It’s not perceived as an environment that fosters trust, openness and creativity. The behaviour of bankers in recent years has further advanced the belief that business is purely about profit and greed. It would appear there’s little place for integrity. Do we really want to continue in this vein?

 The Value of Integrity

Integrity is an expression of wholeness in which people live out their values to their highest ideals. It is honesty and sincerity, and people with it show consistency between what they think, say, and do. They do not compromise themselves for easy material gain.

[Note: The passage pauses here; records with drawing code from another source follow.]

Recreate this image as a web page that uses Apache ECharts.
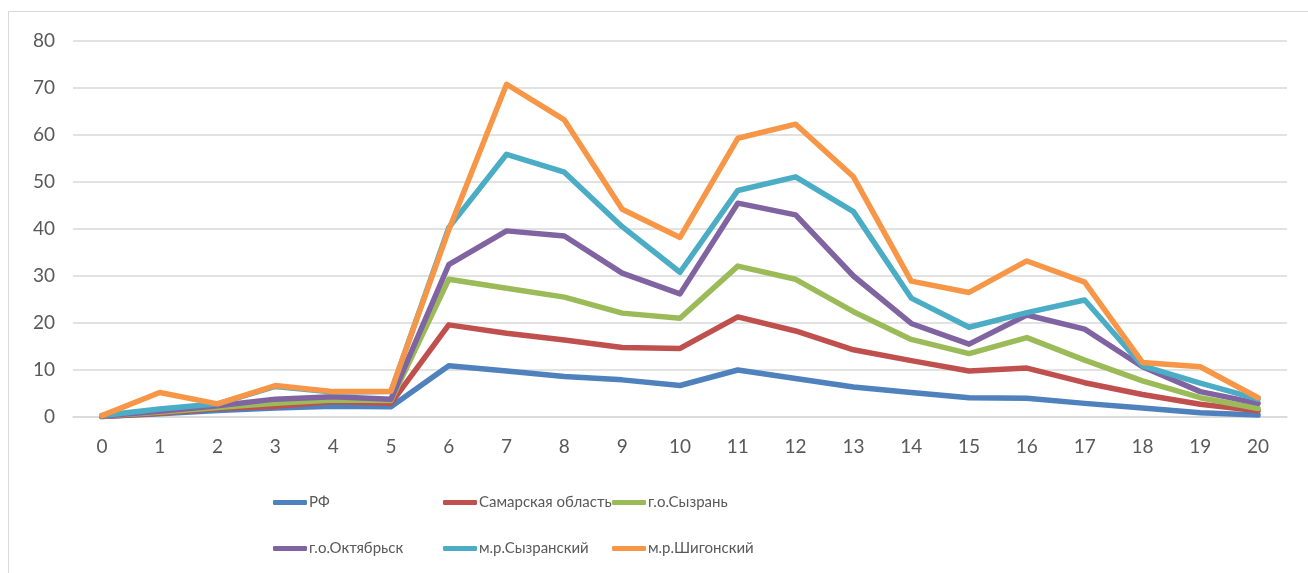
<!DOCTYPE html>
<html>
<head>
<meta charset="utf-8">
<script src="https://cdn.jsdelivr.net/npm/echarts@6/dist/echarts.min.js"></script>
<style>
  html, body { margin: 0; padding: 0; background: #ffffff; }
  #chart { width: 1308px; height: 573px; }
</style>
</head>
<body>
<div id="chart"></div>
<script>
  // x categories 0..20
  const categories = ['0','1','2','3','4','5','6','7','8','9','10','11','12','13','14','15','16','17','18','19','20'];

  const names = ['РФ', 'Самарская область', 'г.о.Сызрань', 'г.о.Октябрьск', 'м.р.Сызранский', 'м.р.Шигонский'];

  const rf        = [0.1, 0.7, 1.4, 1.9, 2.3, 2.2, 10.9, 9.8, 8.6, 7.9, 6.7, 10.0, 8.2, 6.4, 5.2, 4.1, 4.0, 2.9, 1.9, 0.9, 0.4];
  const samara    = [0.1, 0.8, 1.8, 2.3, 3.3, 2.9, 19.6, 17.8, 16.4, 14.8, 14.6, 21.3, 18.3, 14.3, 12.0, 9.8, 10.4, 7.3, 4.8, 2.7, 1.3];
  const syzran    = [0.2, 1.0, 2.0, 2.9, 3.6, 3.5, 29.3, 27.4, 25.5, 22.1, 21.0, 32.1, 29.3, 22.4, 16.5, 13.5, 16.9, 12.1, 7.7, 4.1, 1.8];
  const oktyabrsk = [0.2, 1.2, 2.4, 3.8, 4.3, 3.8, 32.4, 39.6, 38.5, 30.6, 26.2, 45.5, 43.0, 30.0, 19.9, 15.5, 21.7, 18.7, 10.7, 5.4, 2.9];
  const syzrMr    = [0.3, 1.7, 2.8, 6.5, 5.3, 5.4, 40.3, 55.9, 52.1, 40.5, 30.8, 48.2, 51.1, 43.7, 25.3, 19.1, 22.2, 24.9, 10.9, 7.2, 3.8];
  const shigony   = [0.3, 5.2, 2.8, 6.7, 5.4, 5.5, 39.8, 70.8, 63.2, 44.2, 38.2, 59.3, 62.3, 51.1, 28.9, 26.5, 33.2, 28.7, 11.6, 10.7, 4.1];

  const values = [rf, samara, syzran, oktyabrsk, syzrMr, shigony];
  const colors = ['#4F81BD', '#C0504D', '#9BBB59', '#8064A2', '#4BACC6', '#F79646'];

  const font = 'Lato, "Open Sans", sans-serif';
  const legendLeft = [273, 443, 612];
  const legendTop = [495, 541];

  const chart = echarts.init(document.getElementById('chart'));
  chart.setOption({
    backgroundColor: '#ffffff',
    animation: false,
    color: colors,
    graphic: [{
      type: 'rect',
      shape: { x: 8.5, y: 11.5, width: 1400, height: 700 },
      style: { fill: 'none', stroke: '#d9d9d9', lineWidth: 1 },
      silent: true
    }],
    grid: {
      left: 73,
      right: 21,
      top: 41,
      bottom: 156
    },
    legend: names.map((n, i) => ({
      data: [n],
      left: legendLeft[i % 3],
      top: legendTop[Math.floor(i / 3)],
      padding: 0,
      icon: 'roundRect',
      itemWidth: 34,
      itemHeight: 5,
      selectedMode: false,
      textStyle: { fontFamily: font, fontSize: 15, color: '#595959', padding: [0, 0, 0, -3] }
    })),
    xAxis: {
      type: 'category',
      data: categories,
      boundaryGap: true,
      axisLine: { show: true, lineStyle: { color: '#d9d9d9', width: 1.5 } },
      axisTick: { show: false },
      axisLabel: { fontFamily: font, fontSize: 19, color: '#595959', margin: 20 }
    },
    yAxis: {
      type: 'value',
      min: 0,
      max: 80,
      interval: 10,
      axisLine: { show: false },
      axisTick: { show: false },
      axisLabel: { fontFamily: font, fontSize: 19, color: '#595959', margin: 18 },
      splitLine: { lineStyle: { color: '#d9d9d9', width: 1.5 } }
    },
    series: names.map((n, i) => ({
      name: n,
      type: 'line',
      data: values[i],
      showSymbol: false,
      symbol: 'none',
      lineStyle: { width: 5.5, color: colors[i], join: 'round', cap: 'round' },
      itemStyle: { color: colors[i] }
    }))
  });
</script>
</body>
</html>
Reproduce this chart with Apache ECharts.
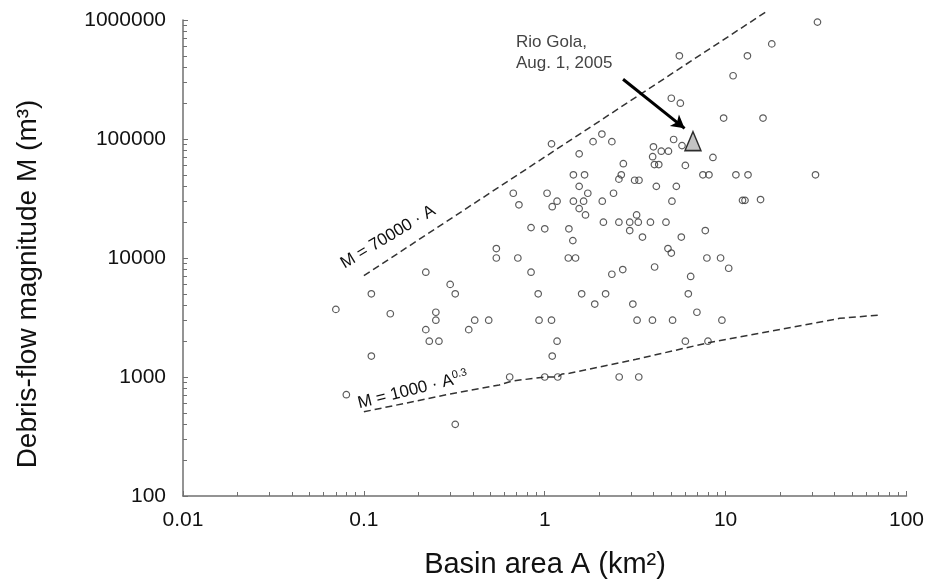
<!DOCTYPE html>
<html>
<head>
<meta charset="utf-8">
<script src="https://cdn.jsdelivr.net/npm/echarts@6/dist/echarts.min.js"></script>
<style>
html,body{margin:0;padding:0;background:#fff;}
#chart{width:927px;height:585px;}
</style>
</head>
<body>
<div id="chart"></div>
<script>
// Basin area A (km2) and debris-flow magnitude M (m3) of recorded events
const basinArea = [
  0.22,0.11,0.07,0.14,0.30,0.32,0.25,0.25,0.22,0.23,0.26,0.38,0.41,0.49,0.11,0.08,0.32,0.54,0.54,
  1.09,1.55,1.85,2.07,2.35,2.72,2.65,2.57,3.14,1.44,1.66,1.55,1.73,0.67,0.72,1.03,1.17,1.10,1.44,1.64,
  1.55,1.68,2.08,2.40,2.11,2.57,2.95,2.95,3.22,3.29,0.84,1.00,1.36,1.43,0.71,1.35,1.48,
  0.84,2.35,2.70,0.92,1.60,2.17,1.89,3.07,0.93,1.09,3.24,1.17,1.10,0.64,1.00,1.18,2.58,3.31,
  32.2,18.0,13.2,5.55,11.0,5.01,5.62,9.75,16.1,5.16,3.99,4.41,4.83,5.74,3.95,4.04,4.27,5.99,8.51,
  3.32,4.14,5.34,7.49,8.09,11.4,13.3,31.4,12.4,12.8,15.6,5.05,
  3.84,4.68,3.47,5.69,7.72,4.80,5.01,7.88,9.38,10.4,4.05,6.41,6.22,3.94,5.09,6.94,9.54,5.99,7.99
];
const debrisMagnitude = [
  7600,5000,3700,3400,6000,5000,3500,3000,2500,2000,2000,2500,3000,3000,1500,710,400,12000,10000,
  91000,75000,95000,110000,95000,62000,50000,46000,45000,50000,50000,40000,35000,35000,28000,35000,30000,27000,30000,30000,
  26000,23000,30000,35000,20000,20000,20000,17000,23000,20000,18000,17600,17600,14000,10000,10000,10000,
  7600,7300,8000,5000,5000,5000,4100,4100,3000,3000,3000,2000,1500,1000,1000,1000,1000,1000,
  960000,630000,500000,500000,340000,220000,200000,150000,150000,99000,86000,79000,79000,88000,71000,61000,61000,60000,70000,
  45000,40000,40000,50000,50000,50000,50000,50000,30500,30500,31000,30000,
  20000,20000,15000,15000,17000,12000,11000,10000,10000,8200,8400,7000,5000,3000,3000,3500,3000,2000,2000
];

// Rio Gola event, Aug. 1, 2005
const rioGolaArea = [6.6];
const rioGolaMagnitude = [96000];

// Envelope lines
const upperLineArea = [0.1, 16.8];
const upperLineMagnitude = [7100, 1176000];
const lowerLineArea = [0.1, 0.3, 0.56, 0.66, 1.0, 1.18, 1.25, 1.37, 3.2, 7.9, 42.7, 71];
const lowerLineMagnitude = [510, 720, 857, 925, 1000, 1000, 1060, 1074, 1408, 1931, 3110, 3320];

// Arrow pointing at Rio Gola (start, end)
const arrowArea = [2.71, 5.93];
const arrowMagnitude = [317500, 123000];

// Tick labels
const xTickLabels = ['0.01', '0.1', '1', '10', '100'];
const yTickLabels = ['100', '1000', '10000', '100000', '1000000'];

const zip = (a, b) => a.map((v, i) => [v, b[i]]);

const chart = echarts.init(document.getElementById('chart'), null, {renderer: 'canvas'});
const FONT = '"Liberation Sans", Arial, sans-serif';

const option = {
  animation: false,
  backgroundColor: '#ffffff',
  grid: {left: 183, top: 20, right: 20, bottom: 89, containLabel: false},
  xAxis: {
    type: 'log', logBase: 10, min: 0.01, max: 100, interval: 1,
    axisLine: {show: true, lineStyle: {color: '#707070', width: 1.5}},
    axisTick: {show: true, inside: true, length: 5, lineStyle: {color: '#707070', width: 1}},
    minorTick: {show: true, splitNumber: 9, length: 4, lineStyle: {color: '#707070', width: 1}},
    splitLine: {show: false}, minorSplitLine: {show: false},
    axisLabel: {
      margin: 14, color: '#111', fontSize: 21, fontFamily: FONT,
      formatter: v => { const k = Math.round(Math.log10(v)) + 2; return xTickLabels[k] !== undefined ? xTickLabels[k] : ''; }
    }
  },
  yAxis: {
    type: 'log', logBase: 10, min: 100, max: 1000000, interval: 1,
    axisLine: {show: true, lineStyle: {color: '#707070', width: 1.5}},
    axisTick: {show: true, inside: true, length: 5, lineStyle: {color: '#707070', width: 1}},
    minorTick: {show: true, splitNumber: 9, length: 4, lineStyle: {color: '#707070', width: 1}},
    splitLine: {show: false}, minorSplitLine: {show: false},
    axisLabel: {
      margin: 17, color: '#111', fontSize: 21, fontFamily: FONT,
      formatter: v => { const k = Math.round(Math.log10(v)) - 2; return yTickLabels[k] !== undefined ? yTickLabels[k] : ''; }
    }
  },
  series: [
    {
      type: 'scatter', name: 'events', data: zip(basinArea, debrisMagnitude),
      symbol: 'circle', symbolSize: 6.5, z: 3,
      itemStyle: {color: 'rgba(255,255,255,0)', borderColor: '#333', borderWidth: 1.2}
    },
    {
      type: 'line', name: 'upper', data: zip(upperLineArea, upperLineMagnitude),
      showSymbol: false, symbol: 'none', clip: false, z: 2,
      lineStyle: {color: '#333', width: 1.5, type: [7, 4]}
    },
    {
      type: 'line', name: 'lower', data: zip(lowerLineArea, lowerLineMagnitude),
      showSymbol: false, symbol: 'none', clip: false, z: 2,
      lineStyle: {color: '#333', width: 1.5, type: [7, 4]}
    },
    {
      type: 'scatter', name: 'Rio Gola', data: zip(rioGolaArea, rioGolaMagnitude),
      symbol: 'triangle', symbolSize: [16, 19], z: 5,
      itemStyle: {color: '#b4b4b4', borderColor: '#000', borderWidth: 1.5},
      markLine: {
        silent: true, symbol: ['none', 'arrow'], symbolSize: [11, 13],
        label: {show: false},
        lineStyle: {color: '#000', width: 3, type: 'solid'},
        data: [[{coord: [arrowArea[0], arrowMagnitude[0]]}, {coord: [arrowArea[1], arrowMagnitude[1]]}]]
      }
    }
  ],
  graphic: [
    {type: 'text', x: 516, y: 42, style: {text: 'Rio Gola,', font: '17px ' + FONT, fill: '#444', textVerticalAlign: 'middle'}},
    {type: 'text', x: 516, y: 63, style: {text: 'Aug. 1, 2005', font: '17px ' + FONT, fill: '#444', textVerticalAlign: 'middle'}},
    {type: 'text', x: 388, y: 237, rotation: 31 * Math.PI / 180,
      style: {text: 'M = 70000 · A', font: '17px ' + FONT, fill: '#111', textAlign: 'center', textVerticalAlign: 'middle'}},
    {type: 'text', x: 413, y: 390, rotation: 14 * Math.PI / 180,
      style: {text: '{a|M = 1000 · A}{s|0.3}', textAlign: 'center', textVerticalAlign: 'middle',
        rich: {a: {fontSize: 17, fontFamily: FONT, fill: '#111', color: '#111', lineHeight: 20},
               s: {fontSize: 11, fontFamily: FONT, fill: '#111', color: '#111', lineHeight: 11, verticalAlign: 'top'}}}},
    {type: 'text', x: 545, y: 565, style: {text: 'Basin area A (km²)', font: '29px ' + FONT, fill: '#111', textAlign: 'center', textVerticalAlign: 'middle'}},
    {type: 'text', x: 28, y: 284, rotation: Math.PI / 2,
      style: {text: 'Debris-flow magnitude M (m³)', font: '28px ' + FONT, fill: '#111', textAlign: 'center', textVerticalAlign: 'middle'}}
  ]
};
chart.setOption(option);
</script>
</body>
</html>
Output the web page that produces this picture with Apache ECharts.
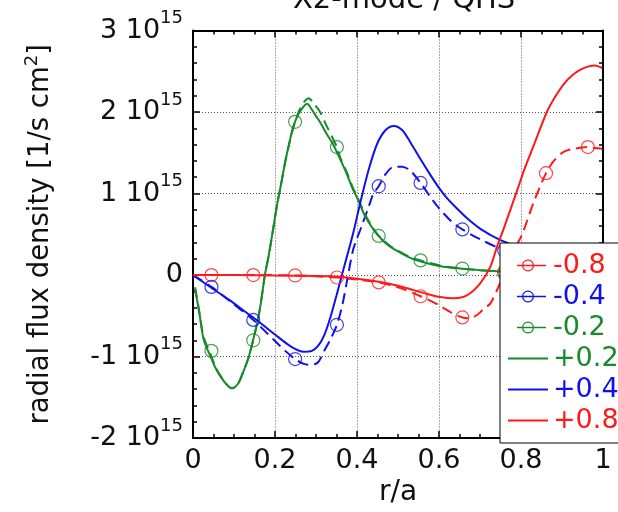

In business, integrity is a quality that shines through. Buyers feel safe around individuals of integrity and are secure in doing business with them; they know they will be respected. Many companies have mission statements stressing how important integrity is to them, but living it out under pressure requires real courage.

Standing your ground

James was CEO of a design house I used to be involved with. One of his key clients owed him a considerable amount of money and had recently placed a sizeable new contract. James had been pushing for payment, but it had yet to come through. The client had an arrogant attitude, and one day he arrived at the office and marched straight into the confidential area where James’s staff were working on his project. He knew that this was off limits and that there was a distinct possibility he could have seen classified designs belonging to other companies. Worse still, he started giving direct instructions to the staff, going over the heads of their managers. James was informed of what was happening and decided that was enough. He confronted him, told him he had gone too far, and briskly escorted him off the premises.

Once the infringement had been dealt with, James wondered what the outcome would be. He had risked the loss of a key client. The current project could have been switched to another provider, and payment of the outstanding invoices could have been maliciously delayed. The client could have delivered a devastating blow that would have ruined the company.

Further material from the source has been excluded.